1. Field of the Invention
This invention relates to the field of optical spatial filtering. More particularly, this invention concerns a system in which the spatial filtering characteristics are dynamically controllable with a high degree of versatility and precision.
2. Description of the Relevant Art
Systems which project an optical image on a surface have a wide variety of applications. These applications include microscopy and photolithography. In these areas, a high degree of resolution and dynamic adaptability are essential. One method for increasing image resolution is known as spatial filtering.
A variety of changes can be made in the clarity, resolution, and appearance of the details in an optical image by modifying (filtering) the amplitude or phase of the light in a variety of regions of the specimen's spatial Fourier transform. The spatial Fourier transform is produced most accurately if the light source has a small size in terms of its subtended angle. Maximum spatial-frequency discrimination is obtained in spatial filtering if the light is highly coherent both spatially and temporally. Light from a point source is highly coherent spatially, and monochromatic light is highly coherent temporally. Both types are useful in spatial filtering. Furthermore, both types are easily obtained through use of a laser beam focused by a lens through a pinhole.

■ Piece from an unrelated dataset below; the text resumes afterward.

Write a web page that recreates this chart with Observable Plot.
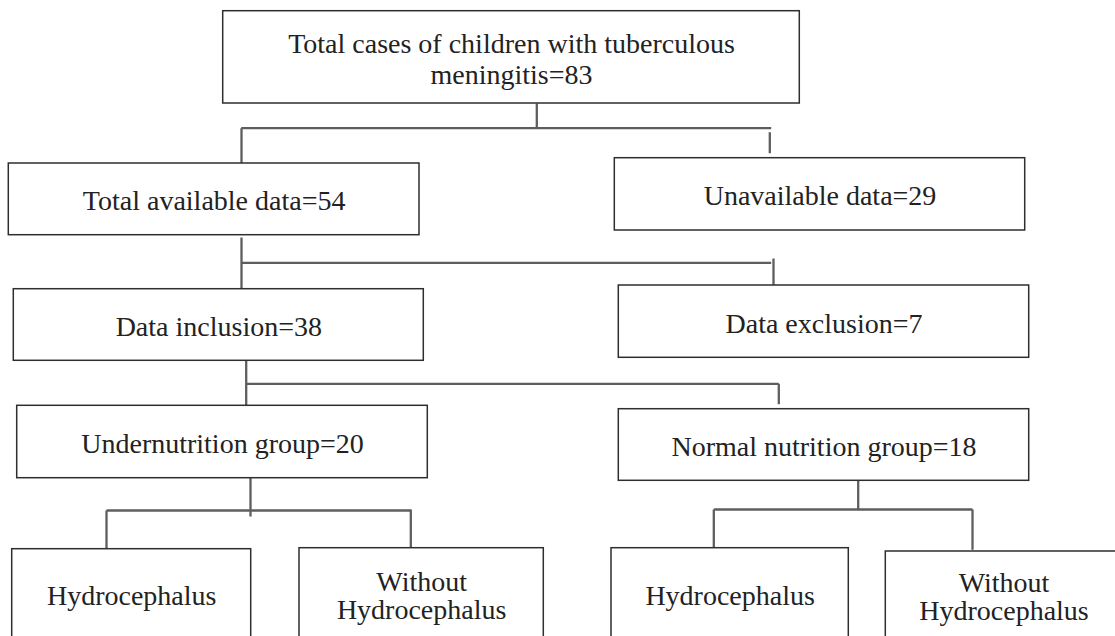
<!DOCTYPE html>
<html>
<head>
<meta charset="utf-8">
<script src="https://cdn.jsdelivr.net/npm/d3@7"></script>
<script src="https://cdn.jsdelivr.net/npm/@observablehq/plot@0.6"></script>
<style>
  html, body { margin: 0; padding: 0; background: #fff; overflow: hidden; }
  svg { overflow: hidden; }
</style>
</head>
<body>
<div id="chart"></div>
<script>
// Flowchart nodes
const labels = [
  "Total cases of children with tuberculous\nmeningitis=83",
  "Total available data=54",
  "Unavailable data=29",
  "Data inclusion=38",
  "Data exclusion=7",
  "Undernutrition group=20",
  "Normal nutrition group=18",
  "Hydrocephalus",
  "Without\nHydrocephalus",
  "Hydrocephalus",
  "Without\nHydrocephalus"
];
const level = [0, 1, 1, 2, 2, 3, 3, 4, 4, 4, 4];
const boxLeft   = [222.7,   8.3, 614.3,  13.3, 618.3,  16.7, 618.3,  11.7, 299.0, 611.0,  885.3];
const boxRight  = [799.3, 419.0, 1024.7, 423.3, 1028.7, 427.3, 1028.7, 250.7, 543.3, 848.3, 1121.7];
const boxTop    = [ 10.7, 163.0, 157.7, 288.7, 285.0, 405.3, 408.7, 548.7, 547.7, 547.7, 551.0];
const boxBottom = [103.0, 234.7, 230.0, 360.3, 357.3, 477.7, 480.3, 644.0, 644.0, 644.0, 644.0];

// Connector segments
const linkX1 = [536.3, 240.7, 241.0, 769.3, 241.0, 241.0, 773.0, 245.7, 245.7, 778.3, 250.0, 106.0, 106.0, 410.3, 857.7, 713.3, 713.3, 972.0];
const linkY1 = [103.0, 127.7, 127.7, 131.7, 237.0, 262.3, 258.0, 356.0, 383.3, 383.3, 476.0, 510.0, 510.0, 509.0, 479.0, 509.0, 509.0, 509.0];
const linkX2 = [536.3, 770.7, 241.0, 769.3, 241.0, 770.7, 773.0, 245.7, 778.3, 778.3, 250.0, 410.3, 106.0, 410.3, 857.7, 972.0, 713.3, 972.0];
const linkY2 = [127.7, 127.7, 163.0, 152.7, 289.0, 262.3, 286.0, 406.0, 383.3, 403.7, 516.0, 510.0, 548.0, 548.0, 509.0, 509.0, 549.0, 549.3];

const nodes = labels.map((label, i) => ({
  label, level: level[i],
  x1: boxLeft[i], x2: boxRight[i], y1: boxTop[i], y2: boxBottom[i],
  cx: (boxLeft[i] + boxRight[i]) / 2,
  cy: (boxTop[i] + boxBottom[i]) / 2
}));
const links = linkX1.map((x, i) => ({x1: x, y1: linkY1[i], x2: linkX2[i], y2: linkY2[i]}));

const W = 1115, H = 636;
const chart = Plot.plot({
  width: W,
  height: H,
  margin: 0,
  x: {domain: [0, W], range: [0, W], axis: null},
  y: {domain: [0, H], range: [0, H], axis: null},
  style: {background: "#fff", fontFamily: "'Liberation Serif', serif"},
  marks: [
    Plot.link(links, {x1: "x1", y1: "y1", x2: "x2", y2: "y2", stroke: "#5e5e5e", strokeWidth: 2.3}),
    Plot.rect(nodes, {x1: "x1", x2: "x2", y1: "y1", y2: "y2", fill: "white", stroke: "#2e2e2e", strokeWidth: 1.5}),
    Plot.text(nodes.filter(d => d.level < 4), {
      x: "cx", y: "cy", text: "label", fontSize: 28, lineHeight: 1.1,
      fill: "#222", fontFamily: "'Liberation Serif', serif", dy: 1
    }),
    Plot.text(nodes.filter(d => d.level === 4), {
      x: "cx", y: "cy", text: "label", fontSize: 28, lineHeight: 1.0,
      fill: "#222", fontFamily: "'Liberation Serif', serif", dy: -0.5
    })
  ]
});
document.getElementById("chart").appendChild(chart);
</script>
</body>
</html>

The characteristics of the Fourier spectrum are predictable from the spatial distribution of amplitude transmittance and phase in the image bearing medium. The amplitude transmittance characteristics of the image-bearing medium can be resolved by Fourier analysis into its sine wave and cosine wave components, each of which has a certain spatial frequency, amplitude, azimuth orientation, and phase. Each point in the spectrum represents, for any given wavelength of light, a particular spatial frequency in the transparency. The intensity at each point in the spectrum is proportional to the square of the amplitude of the corresponding spatial frequency component of the transparency. The high frequency and edge sharpness information is represented, in the Fourier transform plane, by points of light that lie at a greater distance from the optic axis than the points of light representing the low frequency information and large area contrast of the transparency.
For the purpose of increasing the edge sharpness and fine-detail contrast of the projected image of a photographic transparency, a certain type of spatial filter can be inserted into the Fourier transform plane. Such a filter can comprise a clear, optically flat, glass plate bearing a light-absorbing medium that in some pre-selected pattern (pattern of dots, variable density areas, etc.) transmits a fraction (such as one-fourth in terms of intensity or one-half in terms of amplitude) of the light in the zero-frequency and low-frequency regions but transmits progressively more freely in the medium and high-frequency regions.
Spatial filtering can be done with either coherent or partially coherent light, but the spatial frequency discrimination is greatest when the light is highly coherent. If in the particular application of interest, high discrimination is not required, the degree of coherence can be substantially reduced as a means of increasing the light intensity. The effective source is the illuminated pinhole, and if the size of the pinhole is increased and/or the wavelength bandwidth of the light is increased, the spatial frequency discrimination can be reduced to its minimum required value. With partially coherent light, the spatial filtering is always gradual with respect to spatial frequency. Abrupt changes with respect to spatial frequency are possible only with highly coherent light, but the gradual type is satisfactory in many practical applications. A decrease in coherence is, with most sources, accompanied by a large increase in intensity, which can be an important practical advantage.
One advantage of optical spatial filtering is that the resolution of the spatial filter is not critical. In fact, beam manipulation at the Fourier plane may take place at a much larger scale than that of the image source.
Spatial filtering is typically implemented using a trial-and-error approach. A projected image is studied, flaws determined, and various corrective approaches are attempted. The corrective approaches often consist of attempting various combinations of standard patterns for spatial filtering until the desired result is achieved. This approach is practical only because a limited number of identified flaws and filtering solutions are dealt with.
It is then desirable to provide a dynamically adjustable system which can not only implement the pattern combinations described above, but also provide a method of fine-tuning the combinations for specific source images and image plane characteristics. An additionally desirable characteristic of such a system would be the ability to search for novel filtering solutions to identified flaws.